A pedagogical experiment was conducted to determine the influence of interactive software models on student success. As a result of the research, it was found that the students who used the interactive software models to solve the tasks achieved better results compared to the students who worked in the traditional way (in written form).

The large number of solved tasks in the virtual laboratory allows us to conclude that maintaining different rankings of activity and achievements has a positive effect on students’ commitment to the learning process, stimulating them to solve more tasks as precisely as possible, striving to achieve better results in the ranking.

As a result of the survey conducted on student satisfaction with the interactive models included in the virtual laboratory, it was found that students give an overall positive assessment of the interface, orientation, speed of action, the guides provided, the descriptions of the algorithms, and the points awarded for a solved task and for encouragement and consider that working with the models helps to consolidate their knowledge, which is evidence of the usefulness of the virtual laboratory in learning coding theory.

It is necessary to investigate how the virtual laboratory can be integrated in different educational contexts and what its possibilities for mass application (scalability) are.

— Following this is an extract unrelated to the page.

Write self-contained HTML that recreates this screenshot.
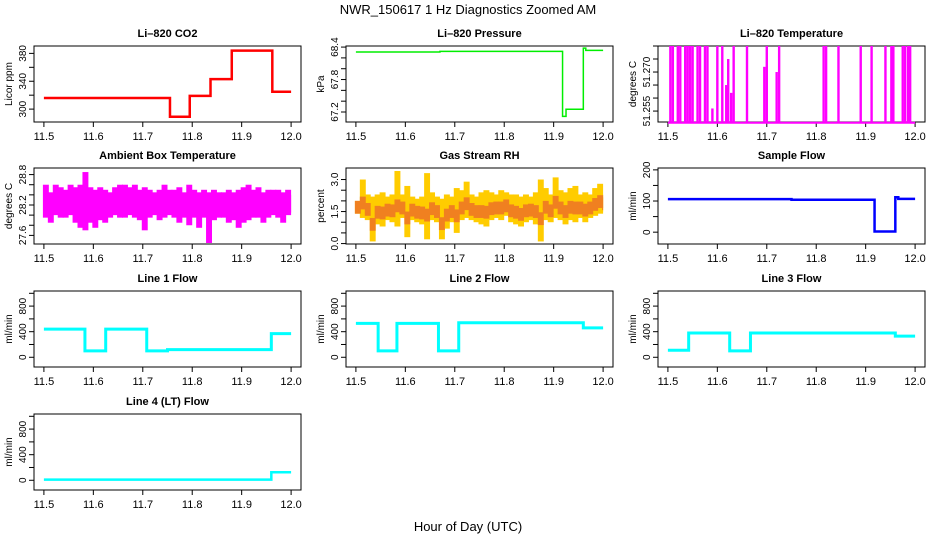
<!DOCTYPE html>
<html><head><meta charset="utf-8"><style>
body{margin:0;background:#fff;}
svg{display:block;font-family:"Liberation Sans",sans-serif;}
</style></head><body>
<svg id="c" width="936" height="540" viewBox="0 0 936 540">
<text x="468" y="14" text-anchor="middle" font-size="13">NWR_150617  1 Hz Diagnostics Zoomed AM</text>
<text x="468" y="531" text-anchor="middle" font-size="13">Hour of Day (UTC)</text>
</svg>
<script>
// ---- data ----
const xTicks=[11.5,11.6,11.7,11.8,11.9,12.0];
const xTickLabels=["11.5","11.6","11.7","11.8","11.9","12.0"];
const co2X=[11.5,11.755,11.795,11.837,11.88,11.962,12.0];
const co2Y=[316,289,319,343,384,325];
const presX=[11.5,11.67,11.918,11.925,11.96,11.965,12.0];
const presY=[68.31,68.32,67.12,67.25,68.38,68.34];
const tempSpikeX=[11.505,11.51,11.52,11.525,11.535,11.54,11.545,11.55,11.56,11.565,11.575,11.58,11.59,11.6,11.61,11.618,11.622,11.628,11.633,11.66,11.695,11.70,11.72,11.725,11.815,11.82,11.845,11.89,11.912,11.94,11.952,11.956,11.975,11.98,11.986,11.99];
const tempSpikeY=[51.28,51.28,51.28,51.28,51.28,51.28,51.28,51.28,51.28,51.28,51.28,51.28,51.256,51.28,51.28,51.265,51.275,51.262,51.28,51.28,51.272,51.28,51.270,51.28,51.28,51.28,51.28,51.28,51.28,51.28,51.28,51.28,51.28,51.28,51.28,51.28];
const tempBase=51.2505;
const ambHi=[28.6,28.45,28.6,28.55,28.5,28.6,28.55,28.6,28.85,28.55,28.5,28.55,28.5,28.45,28.55,28.6,28.6,28.55,28.6,28.5,28.55,28.5,28.45,28.5,28.6,28.5,28.5,28.55,28.45,28.6,28.5,28.45,28.5,28.45,28.5,28.45,28.45,28.5,28.45,28.5,28.55,28.6,28.5,28.55,28.45,28.5,28.5,28.5,28.45,28.5,28.4];
const ambLo=[27.95,27.85,28.0,27.95,27.95,28.0,27.85,27.75,27.7,27.85,27.75,27.9,27.85,27.95,28.0,27.95,27.95,28.0,27.95,27.9,27.7,27.95,28.0,27.9,27.95,28.0,27.95,27.85,27.95,27.8,27.95,27.75,27.95,27.45,27.9,27.95,27.95,27.85,27.9,27.75,27.85,27.9,27.95,27.95,27.85,27.95,28.0,27.95,27.85,28.0,28.05];
const rhHi=[2.0,3.0,2.3,2.2,2.3,2.4,2.2,2.3,3.4,2.3,2.7,2.2,2.1,2.2,3.3,2.4,2.2,2.1,2.3,2.2,2.6,2.5,2.9,2.3,2.2,2.4,2.5,2.4,2.3,2.5,2.4,2.3,2.3,2.2,2.3,2.2,2.4,3.0,2.6,2.3,3.1,2.5,2.4,2.6,2.7,2.3,2.4,2.3,2.6,2.8,2.3];
const rhLo=[1.4,1.2,1.1,0.1,0.9,0.8,1.1,1.0,0.8,1.2,0.3,1.1,1.0,0.9,0.2,1.1,1.0,0.2,0.7,1.0,0.5,1.1,1.2,1.1,1.0,0.9,0.8,1.1,1.2,1.1,1.3,1.0,0.9,0.8,1.0,1.1,0.9,0.1,1.1,1.0,1.2,1.1,0.9,1.1,1.0,1.2,1.0,1.2,1.3,1.4,1.5];
const sfX=[11.5,11.75,11.918,11.96,11.966,12.0];
const sfY=[106,104,2,112,107];
const l1X=[11.5,11.583,11.625,11.708,11.75,11.96,12.0];
const l1Y=[440,100,440,100,120,370];
const l2X=[11.5,11.545,11.583,11.667,11.708,11.96,12.0];
const l2Y=[530,100,530,100,540,460];
const l3X=[11.5,11.542,11.625,11.667,11.96,12.0];
const l3Y=[110,380,100,380,330];
const l4X=[11.5,11.96,12.0];
const l4Y=[10,125];

const svg=document.getElementById('c');
const NS='http://www.w3.org/2000/svg';
function mk(tag,attrs,parent){const e=document.createElementNS(NS,tag);for(const k in attrs)e.setAttribute(k,attrs[k]);(parent||svg).appendChild(e);return e;}
const cols=[34,346,658], rows=[46,168,291,414], W=267, H=76;

function panel(col,row,name,title,ytitle,ymin,ymax,yticks,ylabels){
  const L=cols[col],T=rows[row];
  const g=mk('g',{});
  
  
  const sx=v=>L+9.9+(v-11.5)/0.5*(W-19.8);
  const sy=v=>T+H-(v-ymin)/(ymax-ymin)*H;
  const t=mk('text',{x:L+W/2,y:T-9,'text-anchor':'middle','font-size':'11','font-weight':'bold'},g);t.textContent=title;
  
  
  const b=mk('rect',{x:L,y:T,width:W,height:H,fill:'none',stroke:'#000','stroke-width':1},g);
  
  
  const xa=mk('g',{},g);
  
  
  mk('line',{x1:sx(11.5),x2:sx(12),y1:T+H,y2:T+H,stroke:'#000'},xa);
  xTicks.forEach((v,i)=>{mk('line',{x1:sx(v),x2:sx(v),y1:T+H,y2:T+H+5,stroke:'#000'},xa);
    const tx=mk('text',{x:sx(v),y:T+H+18,'text-anchor':'middle','font-size':'11'},xa);tx.textContent=xTickLabels[i];});
  const ya=mk('g',{},g);
  
  
  mk('line',{x1:L,x2:L,y1:sy(yticks[0]),y2:sy(yticks[yticks.length-1]),stroke:'#000'},ya);
  yticks.forEach((v,i)=>{mk('line',{x1:L-5,x2:L,y1:sy(v),y2:sy(v),stroke:'#000'},ya);
    if(ylabels[i]){const tx=mk('text',{x:L-8,y:sy(v),'text-anchor':'middle','font-size':'10',transform:`rotate(-90 ${L-8} ${sy(v)})`},ya);tx.textContent=ylabels[i];}});
  const yt=mk('text',{x:L-22,y:T+H/2,'text-anchor':'middle','font-size':'10',transform:`rotate(-90 ${L-22} ${T+H/2})`},g);yt.textContent=ytitle;
  
  
  return {g,sx,sy};
}
function step(p,xs,ys,color,w,name){
  let d='';
  ys.forEach((v,i)=>{d+=(i?'L':'M')+p.sx(xs[i])+','+p.sy(v)+'L'+p.sx(xs[i+1])+','+p.sy(v);});
  const e=mk('path',{d,fill:'none',stroke:color,'stroke-width':w},p.g);
  
  
}
function band(p,hi,lo,color,name){
  const g=mk('g',{},p.g);
  
  
  hi.forEach((h,i)=>{const x=11.5+i*0.01;
    const x2=Math.min(12,x+0.01);
    mk('rect',{x:p.sx(x)-1,y:p.sy(h),width:p.sx(x2)-p.sx(x)+1,height:p.sy(lo[i])-p.sy(h),fill:color},g);});
  return g;
}
// CO2
let p=panel(0,0,'co2','Li\u2013820 CO2','Licor ppm',281.5,390.6,[300,320,340,360,380],['300','','340','','380']);
step(p,co2X,co2Y,'#ff0000',2.5,'co2-line');
// Pressure
p=panel(1,0,'pressure','Li\u2013820 Pressure','kPa',67.015,68.42,[67.2,67.4,67.6,67.8,68.0,68.2,68.4],['67.2','','','67.8','','','68.4']);
step(p,presX,presY,'#00ee00',1.5,'pressure-line');
// Temperature
p=panel(2,0,'li820-temp','Li\u2013820 Temperature','degrees C',51.2508,51.28,[51.255,51.26,51.265,51.27,51.275,51.28],['51.255','','','51.270','','']);
(function(){const g=mk('g',{},p.g);
 mk('line',{x1:p.sx(11.5),x2:p.sx(12),y1:p.sy(tempBase),y2:p.sy(tempBase),stroke:'#ff00ff','stroke-width':2},g);
 tempSpikeX.forEach((x,i)=>{mk('rect',{x:p.sx(x)-1.2,y:p.sy(tempSpikeY[i]),width:2.4,height:p.sy(tempBase)-p.sy(tempSpikeY[i]),fill:'#ff00ff'},g);});})();
// Ambient
p=panel(0,1,'ambient-temp','Ambient Box Temperature','degrees C',27.43,28.93,[27.6,27.8,28.0,28.2,28.4,28.6,28.8],['27.6','','','28.2','','','28.8']);
band(p,ambHi,ambLo,'#ff00ff','ambient-temp-line');
// RH
p=panel(1,1,'gas-rh','Gas Stream RH','percent',-0.02,3.54,[0,0.5,1,1.5,2,2.5,3],['0.0','','','1.5','','','3.0']);
band(p,rhHi,rhLo,'#ffcc00','gas-rh-line');
band(p,rhHi.map((h,i)=>(h+rhLo[i]*2)/3+0.4),rhLo.map((l,i)=>(rhHi[i]+l*2)/3-0.2),'#f08020','gas-rh-core');
// Sample flow
p=panel(2,1,'sample-flow','Sample Flow','ml/min',-38,206,[0,50,100,150,200],['0','','100','','200']);
step(p,sfX,sfY,'#0000ff',2.5,'sample-flow-line');
// Line flows
const ft=[0,200,400,600,800,1000], fl=['0','','400','','800',''];
p=panel(0,2,'line1-flow','Line 1 Flow','ml/min',-152,1036,ft,fl);step(p,l1X,l1Y,'#00ffff',3,'line1-flow-line');
p=panel(1,2,'line2-flow','Line 2 Flow','ml/min',-152,1036,ft,fl);step(p,l2X,l2Y,'#00ffff',3,'line2-flow-line');
p=panel(2,2,'line3-flow','Line 3 Flow','ml/min',-152,1036,ft,fl);step(p,l3X,l3Y,'#00ffff',3,'line3-flow-line');
p=panel(0,3,'line4-flow','Line 4 (LT) Flow','ml/min',-152,1036,ft,fl);step(p,l4X,l4Y,'#00ffff',2.5,'line4-flow-line');
</script>
</body></html>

In other words, it would be useful to consider how the virtual laboratory can be adapted and used in different educational settings (e.g., in different subjects, classes, universities, etc.) and to assess whether it can be expanded to serve a larger number of users or institutions.

The following points can be formulated:

• Integration in different educational contexts: How the virtual laboratory can be used in different learning situations and environments (for example, in different educational systems or disciplines).
• Scalability: Assessing the virtual lab’s potential to be implemented on a large scale, such as in many schools or universities simultaneously, and whether it can serve a large number of users.